Zucchini Quiche

September 5th, 2013

When in doubt about what to have for supper, I tend to favor making a quiche.  After all, the ingredients are always in my fridge.  As luck would have it, I also had a perfectly formed pie crust in its pan in my freezer from a previous cook-a-thon.  The inspiration for using zucchini came from a post by David Lebovitz.  Here is the picture from his blog that inspired me.  The tart was made by a friend that he was visiting in the French countryside.

Quiches and tarts seem very French to me.  I guess that is one of the reasons I am drawn to them.  It may also have something to do with the buttery richness of the pastry.  There is something to be said for the creative ways that the French use seasonal vegetables.

The other ingredients in this particular quiche were bacon, Gruyere cheese and a pinch of nutmeg.  Because my pie pan, which I picked up at an antique store,  was very shallow I needed only 2 eggs and 1 cup of cream.  The quiche was one of the best I’ve ever made.  The pastry is a “no fail” recipe from Ina Garten.  I strongly suggest that you get out your food processor and make a batch of pastry dough.  Either freeze it in individual discs or do like I did and have it ready to go in your pie plates.  You won’t be sorry.

Hope everyone had a great Labor Day Weekend.  We spent four wonderful days with the extended family and enjoyed swimming, tubing, skiing, hiking and eating.  Everyone slowed down long enough for this group picture (minus David and me.)

ZUCCHINI QUICHE (Adapted from Gourmet Magazine)

1  9- inch partially baked pastry dough (recipe follows)

1/4 lb sliced bacon, coarsely chopped
2 medium zucchini, halved lengthwise, then cut crosswise into 1/8-inch thick slices
1/2 teaspoon salt
3/4 cup heavy cream
3/4 cup whole milk
Coasley ground black pepper to taste
3 large eggs
1 cup Gruyere cheese, coarsely grated

Preheat oven to 350 degrees F.  Cook bacon in a 12-inch skillet over moderately high heat, stirring occasionally, until just crisp.  Transfer bacon with a slotted spoon to a paper-towel-lined plate, reserving the fat in the skillet.  Add the zucchini and 1/4 teaspoon salt and saute over moderately high heat, stirring frequently, until zucchini is tender and starting to brown, about 5 minutes, then transfer with slotted spoon to a plate.

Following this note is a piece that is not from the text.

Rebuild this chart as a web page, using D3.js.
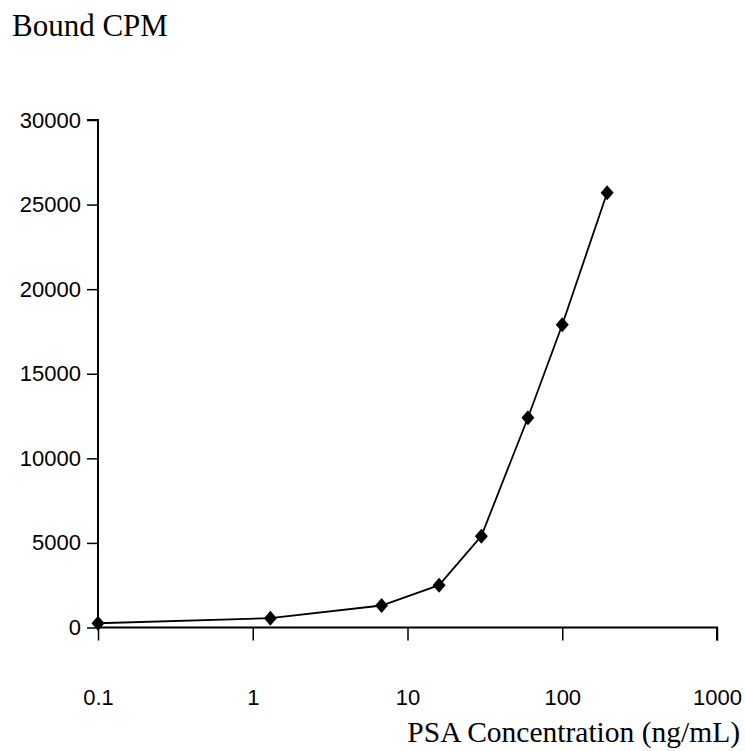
<!DOCTYPE html>
<html><head><meta charset="utf-8">
<script src="https://cdn.jsdelivr.net/npm/d3@7"></script>
<style>
body{margin:0;background:#fff;}
svg{display:block;}
</style></head>
<body>
<svg id="chart" width="745" height="751"></svg>
<script>
const concentrations = [0.1, 1.3, 6.8, 16, 30, 60, 100, 195];
const boundCPM = [250, 550, 1300, 2500, 5400, 12400, 17900, 25700];
const xTicks = [0.1, 1, 10, 100, 1000];
const xTickLabels = ["0.1", "1", "10", "100", "1000"];
const yTicks = [0, 5000, 10000, 15000, 20000, 25000, 30000];
const yTitle = "Bound CPM";
const xTitle = "PSA Concentration (ng/mL)";

const svg = d3.select("#chart");
const x = d3.scaleLog().domain([0.1, 1000]).range([98, 717]);
const y = d3.scaleLinear().domain([0, 30000]).range([627.5, 120]);

const tickFont = "'Liberation Sans',Arial,sans-serif";
const serif = "'Liberation Serif','Times New Roman',serif";

// y axis
const yAxis = d3.axisLeft(y).tickValues(yTicks).tickSize(11).tickPadding(6).tickFormat(d3.format("d"));
const gy = svg.append("g").attr("transform", `translate(${x(0.1)},0)`).call(yAxis);
gy.select(".domain").attr("stroke", "#000").attr("stroke-width", 2).attr("d", `M-11,${y(30000)}H0V${y(0)}`);
gy.selectAll(".tick line").attr("stroke", "#000").attr("stroke-width", 1.5);
gy.selectAll(".tick text").attr("font-family", tickFont).attr("font-size", 22).attr("fill", "#000");

// x axis
const xAxis = d3.axisBottom(x).tickValues(xTicks).tickSize(13).tickPadding(0).tickFormat((d, i) => xTickLabels[i]);
const gx = svg.append("g").attr("transform", `translate(0,${y(0)})`).call(xAxis);
gx.select(".domain").attr("stroke", "#000").attr("stroke-width", 2).attr("d", `M${x(0.1)},0H${x(1000)}V13`);
gx.selectAll(".tick line").attr("stroke", "#000").attr("stroke-width", 1.5);
gx.selectAll(".tick text").attr("font-family", tickFont).attr("font-size", 22).attr("fill", "#000")
  .attr("dy", null).attr("y", 77);

// line
const data = concentrations.map((c, i) => ({c, v: boundCPM[i]}));
svg.append("path").datum(data)
  .attr("fill", "none").attr("stroke", "#000").attr("stroke-width", 1.8)
  .attr("d", d3.line().x(d => x(d.c)).y(d => y(d.v)));

// markers
svg.append("g").selectAll("path").data(data).join("path")
  .attr("transform", d => `translate(${x(d.c)},${y(d.v)})`)
  .attr("d", "M0,-7.5L6.5,0L0,7.5L-6.5,0Z")
  .attr("fill", "#000");

// titles
svg.append("text").attr("x", 12).attr("y", 36).attr("font-family", serif).attr("font-size", 31).attr("fill", "#000").text(yTitle);
svg.append("text").attr("x", 740).attr("y", 742).attr("text-anchor", "end").attr("font-family", serif).attr("font-size", 29.5).attr("fill", "#000").text(xTitle);
</script>
</body></html>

In a large bowl, whisk together the beaten eggs, cream, milk, pepper and remaining 1/4 teaspoon salt.  Stir in the bacon, zucchini, and cheese and pour into prepared piecrust.  Bake until filling is just set, 25 to 30 minutes.  Transfer quiche in pan to rack to cool slightly and serve.


Makes 2 10-inch crusts

12 tablespoons (1 1/2 sticks) very cold unsalted butter
3 cups all-purpose flour
1 teaspoon kosher salt
1/3 cup very cold vegetable shortening (Crisco)
6 to 8 tablespoons (about 1/2 cup) ice water

Dice the butter and return it to the refrigerator while you prepare the flour mixture.  Place the flour, salt,and sugar in the bowl of a food processor fitted with a steel blade and pulse a few times to mix.  Add the butter and shortening.  Pulse 8 to 12 times, until the butter is the size of peas.  With the machine running, pour the ice water down the feed tube and pulse the machine until the dough begins to form a ball.  Dump out on a floured board and roll into a ball.  Divide the dough in half and flatten each ball into a disc.  Wrap in plastic wrap and refrigerate for 30 minutes.  At this point you could freeze one or both of the discs.

If using immediately, generously flour a board and roll one of the discs into a circle, rolling from the center to the edge, turning and flouring the dough to make sure it doesn’t stick to the board.  Fold the dough in half, place in a pie pan, and unfold to fit the pan.  Crimp edges. Repeat with second dough round. Can be frozen, well wrapped, at this point.

If using for quiche immediately, return dough in its pan to refrigerator for 30 minutes.  Remove from fridge and line with parchment paper.  Dump enough dried beans into parchment paper lining to fill the pan 3/4 full.  Bake at 450 degrees for 15 minutes.  Carefully remove parchment paper and beans from pie plate and continue to bake for 5 more minutes until pastry is just starting to brown.  Remove from oven.  Proceed with quiche recipe.